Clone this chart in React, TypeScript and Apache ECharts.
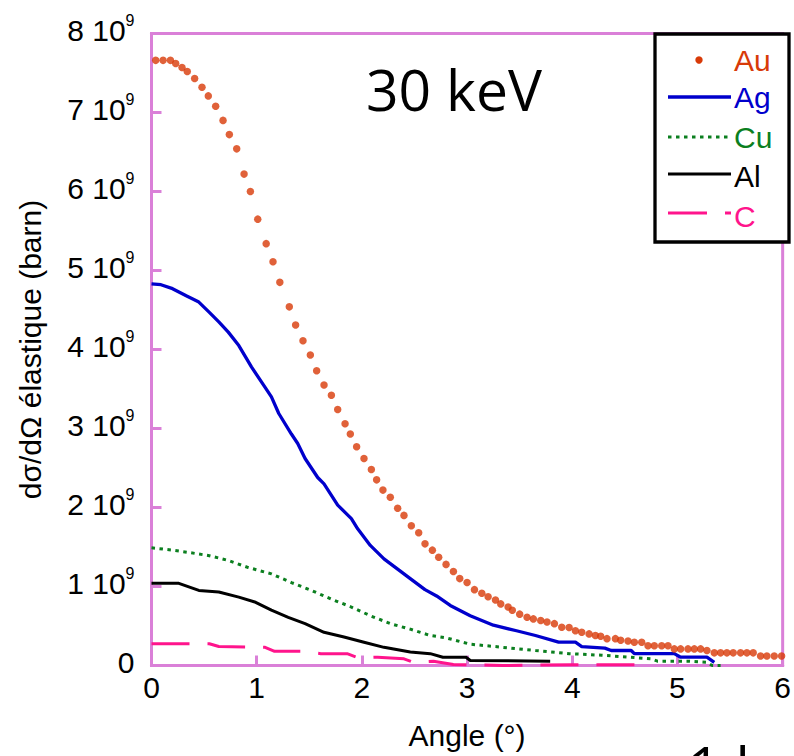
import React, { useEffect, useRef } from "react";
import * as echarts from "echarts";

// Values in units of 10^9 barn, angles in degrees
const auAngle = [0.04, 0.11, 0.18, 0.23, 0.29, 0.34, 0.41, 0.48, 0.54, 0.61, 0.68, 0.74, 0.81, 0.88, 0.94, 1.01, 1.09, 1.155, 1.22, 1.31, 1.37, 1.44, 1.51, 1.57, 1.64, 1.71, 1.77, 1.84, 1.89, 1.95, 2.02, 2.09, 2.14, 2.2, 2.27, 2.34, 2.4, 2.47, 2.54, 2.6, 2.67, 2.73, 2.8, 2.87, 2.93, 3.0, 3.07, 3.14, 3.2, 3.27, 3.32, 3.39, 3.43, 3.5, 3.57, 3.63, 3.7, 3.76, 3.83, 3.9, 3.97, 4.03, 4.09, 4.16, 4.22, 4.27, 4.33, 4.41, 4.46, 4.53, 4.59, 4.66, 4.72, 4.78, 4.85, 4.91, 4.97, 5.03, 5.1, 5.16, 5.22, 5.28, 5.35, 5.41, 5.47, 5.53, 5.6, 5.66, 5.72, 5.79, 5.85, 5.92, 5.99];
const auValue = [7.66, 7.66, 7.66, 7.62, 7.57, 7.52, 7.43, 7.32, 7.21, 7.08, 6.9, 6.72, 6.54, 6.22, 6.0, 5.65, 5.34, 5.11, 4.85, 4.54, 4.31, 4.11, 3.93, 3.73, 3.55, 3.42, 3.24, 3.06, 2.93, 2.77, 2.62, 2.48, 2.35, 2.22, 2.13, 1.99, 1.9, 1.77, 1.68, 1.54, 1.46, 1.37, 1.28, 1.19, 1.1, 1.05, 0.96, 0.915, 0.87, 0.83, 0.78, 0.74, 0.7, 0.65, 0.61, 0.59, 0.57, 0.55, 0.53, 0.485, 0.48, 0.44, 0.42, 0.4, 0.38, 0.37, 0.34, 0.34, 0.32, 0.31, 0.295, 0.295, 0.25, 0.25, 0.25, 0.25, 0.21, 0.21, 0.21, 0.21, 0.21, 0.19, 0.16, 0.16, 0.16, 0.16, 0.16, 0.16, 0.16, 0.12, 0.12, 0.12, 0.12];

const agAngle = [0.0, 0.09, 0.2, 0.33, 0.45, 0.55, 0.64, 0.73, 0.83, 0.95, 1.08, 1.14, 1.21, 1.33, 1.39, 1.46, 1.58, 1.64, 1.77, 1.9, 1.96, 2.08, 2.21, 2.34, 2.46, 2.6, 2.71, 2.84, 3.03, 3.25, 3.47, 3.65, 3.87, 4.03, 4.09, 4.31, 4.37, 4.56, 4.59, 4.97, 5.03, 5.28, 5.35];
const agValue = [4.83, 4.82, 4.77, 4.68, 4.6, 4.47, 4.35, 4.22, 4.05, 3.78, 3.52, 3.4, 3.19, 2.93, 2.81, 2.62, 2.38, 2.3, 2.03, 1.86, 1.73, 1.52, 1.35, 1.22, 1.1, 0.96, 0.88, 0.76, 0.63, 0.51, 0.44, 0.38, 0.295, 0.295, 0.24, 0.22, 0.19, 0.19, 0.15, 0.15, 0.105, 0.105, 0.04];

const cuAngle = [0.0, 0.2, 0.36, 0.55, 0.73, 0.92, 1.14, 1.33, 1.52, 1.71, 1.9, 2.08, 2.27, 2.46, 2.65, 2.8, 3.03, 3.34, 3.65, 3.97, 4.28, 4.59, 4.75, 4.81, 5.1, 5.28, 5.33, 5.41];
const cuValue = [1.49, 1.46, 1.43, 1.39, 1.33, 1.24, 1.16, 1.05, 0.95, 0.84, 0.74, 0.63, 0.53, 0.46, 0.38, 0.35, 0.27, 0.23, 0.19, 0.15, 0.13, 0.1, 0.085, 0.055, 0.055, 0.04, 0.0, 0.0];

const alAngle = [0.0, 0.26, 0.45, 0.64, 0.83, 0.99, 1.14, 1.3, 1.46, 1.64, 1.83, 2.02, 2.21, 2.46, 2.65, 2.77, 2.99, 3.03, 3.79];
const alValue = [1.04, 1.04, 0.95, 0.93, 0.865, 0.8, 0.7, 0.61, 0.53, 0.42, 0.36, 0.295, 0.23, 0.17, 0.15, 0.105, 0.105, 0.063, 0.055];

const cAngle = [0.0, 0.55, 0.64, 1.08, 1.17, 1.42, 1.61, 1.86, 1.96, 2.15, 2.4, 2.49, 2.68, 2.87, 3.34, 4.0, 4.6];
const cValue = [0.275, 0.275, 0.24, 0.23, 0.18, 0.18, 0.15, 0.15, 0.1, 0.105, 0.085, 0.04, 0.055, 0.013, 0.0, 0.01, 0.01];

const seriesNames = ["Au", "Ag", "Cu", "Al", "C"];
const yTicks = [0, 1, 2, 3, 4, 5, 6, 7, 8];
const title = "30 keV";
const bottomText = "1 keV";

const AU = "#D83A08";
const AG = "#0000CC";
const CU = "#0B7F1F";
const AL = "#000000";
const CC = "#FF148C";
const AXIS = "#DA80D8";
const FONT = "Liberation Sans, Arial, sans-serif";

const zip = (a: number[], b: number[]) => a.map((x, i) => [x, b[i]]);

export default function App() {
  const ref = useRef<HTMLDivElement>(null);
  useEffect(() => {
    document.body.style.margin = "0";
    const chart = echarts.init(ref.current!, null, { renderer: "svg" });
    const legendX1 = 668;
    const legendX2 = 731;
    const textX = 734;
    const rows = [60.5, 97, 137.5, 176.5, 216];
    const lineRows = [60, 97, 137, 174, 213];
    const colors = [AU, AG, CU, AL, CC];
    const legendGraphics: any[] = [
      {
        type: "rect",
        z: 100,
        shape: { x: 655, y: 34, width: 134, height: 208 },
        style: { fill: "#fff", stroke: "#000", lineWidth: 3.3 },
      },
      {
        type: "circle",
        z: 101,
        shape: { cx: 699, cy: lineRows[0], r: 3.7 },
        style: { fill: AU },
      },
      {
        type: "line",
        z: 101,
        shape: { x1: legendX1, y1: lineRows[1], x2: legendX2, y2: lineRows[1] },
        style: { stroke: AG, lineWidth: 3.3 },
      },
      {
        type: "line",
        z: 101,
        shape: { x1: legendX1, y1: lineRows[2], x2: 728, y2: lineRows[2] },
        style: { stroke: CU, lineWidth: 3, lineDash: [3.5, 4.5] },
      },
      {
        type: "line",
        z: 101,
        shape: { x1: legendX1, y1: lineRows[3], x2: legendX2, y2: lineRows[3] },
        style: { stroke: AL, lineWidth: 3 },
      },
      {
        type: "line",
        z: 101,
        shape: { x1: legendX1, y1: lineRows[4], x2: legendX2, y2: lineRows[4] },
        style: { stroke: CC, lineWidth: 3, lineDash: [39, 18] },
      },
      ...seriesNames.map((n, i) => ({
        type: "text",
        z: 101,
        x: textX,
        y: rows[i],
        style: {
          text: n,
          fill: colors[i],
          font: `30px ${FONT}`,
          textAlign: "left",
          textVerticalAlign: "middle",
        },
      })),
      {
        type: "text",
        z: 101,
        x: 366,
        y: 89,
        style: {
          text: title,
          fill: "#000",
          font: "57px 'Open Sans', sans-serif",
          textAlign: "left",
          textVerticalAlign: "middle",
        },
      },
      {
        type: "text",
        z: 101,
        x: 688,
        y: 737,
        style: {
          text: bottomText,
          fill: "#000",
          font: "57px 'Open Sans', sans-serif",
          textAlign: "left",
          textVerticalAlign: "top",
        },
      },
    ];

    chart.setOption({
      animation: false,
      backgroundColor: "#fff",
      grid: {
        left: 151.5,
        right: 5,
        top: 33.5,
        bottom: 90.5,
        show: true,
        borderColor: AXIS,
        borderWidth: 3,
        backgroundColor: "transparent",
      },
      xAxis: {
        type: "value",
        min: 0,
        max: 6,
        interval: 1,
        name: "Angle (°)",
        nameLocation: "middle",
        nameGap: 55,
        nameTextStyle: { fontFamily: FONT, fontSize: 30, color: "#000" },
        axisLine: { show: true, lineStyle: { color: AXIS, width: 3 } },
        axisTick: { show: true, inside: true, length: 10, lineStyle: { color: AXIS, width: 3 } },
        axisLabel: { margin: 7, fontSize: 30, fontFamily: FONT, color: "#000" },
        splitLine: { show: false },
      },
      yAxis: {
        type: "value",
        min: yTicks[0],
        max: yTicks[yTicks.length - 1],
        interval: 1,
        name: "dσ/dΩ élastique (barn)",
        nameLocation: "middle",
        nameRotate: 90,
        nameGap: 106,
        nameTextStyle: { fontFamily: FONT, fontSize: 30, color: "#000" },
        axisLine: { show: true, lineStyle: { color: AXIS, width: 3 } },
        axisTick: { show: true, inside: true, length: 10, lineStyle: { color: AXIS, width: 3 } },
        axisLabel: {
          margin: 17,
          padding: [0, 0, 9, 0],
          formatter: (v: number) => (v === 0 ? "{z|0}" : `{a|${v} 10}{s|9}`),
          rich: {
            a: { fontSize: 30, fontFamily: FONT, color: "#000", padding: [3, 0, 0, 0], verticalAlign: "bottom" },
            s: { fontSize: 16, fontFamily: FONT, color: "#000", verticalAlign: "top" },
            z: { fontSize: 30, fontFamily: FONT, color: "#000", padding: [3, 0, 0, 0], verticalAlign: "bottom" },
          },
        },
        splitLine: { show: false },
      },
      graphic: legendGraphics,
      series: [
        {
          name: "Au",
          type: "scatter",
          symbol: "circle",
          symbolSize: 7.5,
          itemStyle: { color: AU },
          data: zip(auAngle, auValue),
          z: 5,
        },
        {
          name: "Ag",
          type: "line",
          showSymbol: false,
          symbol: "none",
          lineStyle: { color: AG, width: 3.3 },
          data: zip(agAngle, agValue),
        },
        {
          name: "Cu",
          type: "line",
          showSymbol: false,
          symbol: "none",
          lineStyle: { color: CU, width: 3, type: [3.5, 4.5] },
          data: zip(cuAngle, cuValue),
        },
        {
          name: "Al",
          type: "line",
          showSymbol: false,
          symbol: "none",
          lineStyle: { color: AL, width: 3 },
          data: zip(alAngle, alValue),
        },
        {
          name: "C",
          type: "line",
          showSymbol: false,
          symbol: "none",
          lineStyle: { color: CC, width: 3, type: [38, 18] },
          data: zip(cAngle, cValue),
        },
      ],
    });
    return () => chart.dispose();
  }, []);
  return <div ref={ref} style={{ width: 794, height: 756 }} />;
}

== == ==

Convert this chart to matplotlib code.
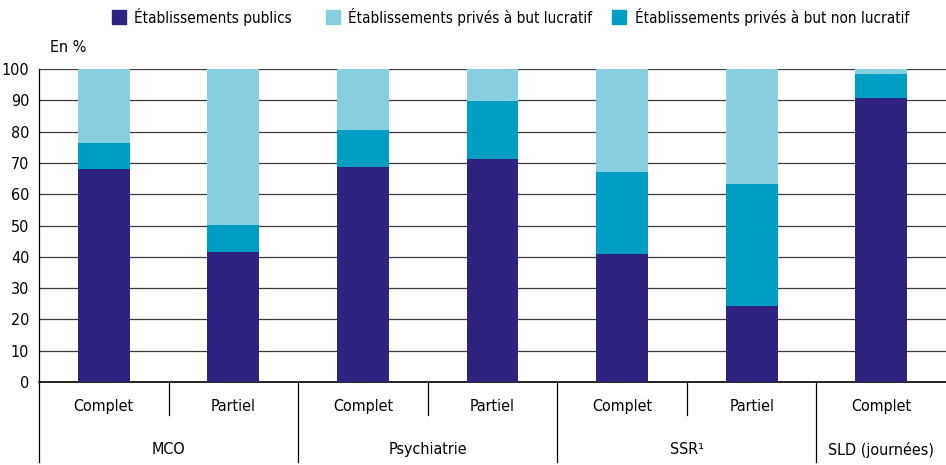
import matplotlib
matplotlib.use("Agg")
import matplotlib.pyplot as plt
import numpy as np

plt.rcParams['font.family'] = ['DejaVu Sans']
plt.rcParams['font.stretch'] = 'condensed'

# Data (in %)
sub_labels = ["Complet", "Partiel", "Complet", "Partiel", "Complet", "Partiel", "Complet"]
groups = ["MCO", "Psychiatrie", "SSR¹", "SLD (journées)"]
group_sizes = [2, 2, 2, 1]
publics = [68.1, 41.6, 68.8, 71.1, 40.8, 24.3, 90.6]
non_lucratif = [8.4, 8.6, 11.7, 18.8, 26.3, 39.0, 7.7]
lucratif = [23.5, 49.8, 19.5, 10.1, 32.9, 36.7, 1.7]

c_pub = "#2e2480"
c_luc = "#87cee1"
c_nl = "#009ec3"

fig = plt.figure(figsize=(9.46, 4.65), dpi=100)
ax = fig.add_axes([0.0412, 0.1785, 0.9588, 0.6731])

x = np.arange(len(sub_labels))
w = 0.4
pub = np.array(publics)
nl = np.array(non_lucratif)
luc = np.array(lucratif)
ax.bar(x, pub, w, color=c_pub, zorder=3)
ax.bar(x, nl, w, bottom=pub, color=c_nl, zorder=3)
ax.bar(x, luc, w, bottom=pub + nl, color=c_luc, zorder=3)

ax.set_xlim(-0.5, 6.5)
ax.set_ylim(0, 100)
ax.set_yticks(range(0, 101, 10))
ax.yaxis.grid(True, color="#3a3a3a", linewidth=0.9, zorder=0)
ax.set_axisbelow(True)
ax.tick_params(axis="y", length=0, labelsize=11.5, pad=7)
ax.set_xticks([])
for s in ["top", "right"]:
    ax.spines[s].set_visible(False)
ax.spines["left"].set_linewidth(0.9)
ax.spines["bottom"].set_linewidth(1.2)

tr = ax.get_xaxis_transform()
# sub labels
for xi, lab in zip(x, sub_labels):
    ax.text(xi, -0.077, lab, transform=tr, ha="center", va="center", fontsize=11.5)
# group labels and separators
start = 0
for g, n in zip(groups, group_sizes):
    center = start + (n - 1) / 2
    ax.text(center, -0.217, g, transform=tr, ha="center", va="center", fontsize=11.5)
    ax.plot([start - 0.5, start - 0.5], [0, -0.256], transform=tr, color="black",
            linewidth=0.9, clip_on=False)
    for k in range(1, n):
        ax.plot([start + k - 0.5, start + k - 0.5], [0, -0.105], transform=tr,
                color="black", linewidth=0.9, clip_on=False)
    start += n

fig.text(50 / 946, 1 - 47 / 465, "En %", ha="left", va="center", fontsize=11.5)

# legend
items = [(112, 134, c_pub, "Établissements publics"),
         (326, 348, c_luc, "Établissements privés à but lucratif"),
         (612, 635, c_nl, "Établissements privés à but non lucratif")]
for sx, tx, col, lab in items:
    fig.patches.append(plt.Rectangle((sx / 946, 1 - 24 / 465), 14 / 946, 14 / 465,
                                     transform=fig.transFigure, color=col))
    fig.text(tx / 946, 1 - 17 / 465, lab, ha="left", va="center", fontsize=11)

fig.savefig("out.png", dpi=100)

== == ==

Exercise objective: Print out, exactly and with nothing added, the lines starting at the line holding "Clone this chart" and ending at the line holding "import * as", minus any pictures.

Output of the exercise:
Clone this chart in React, TypeScript and Apache ECharts.
import React, { useEffect, useRef } from "react";
import * as echarts from "echarts";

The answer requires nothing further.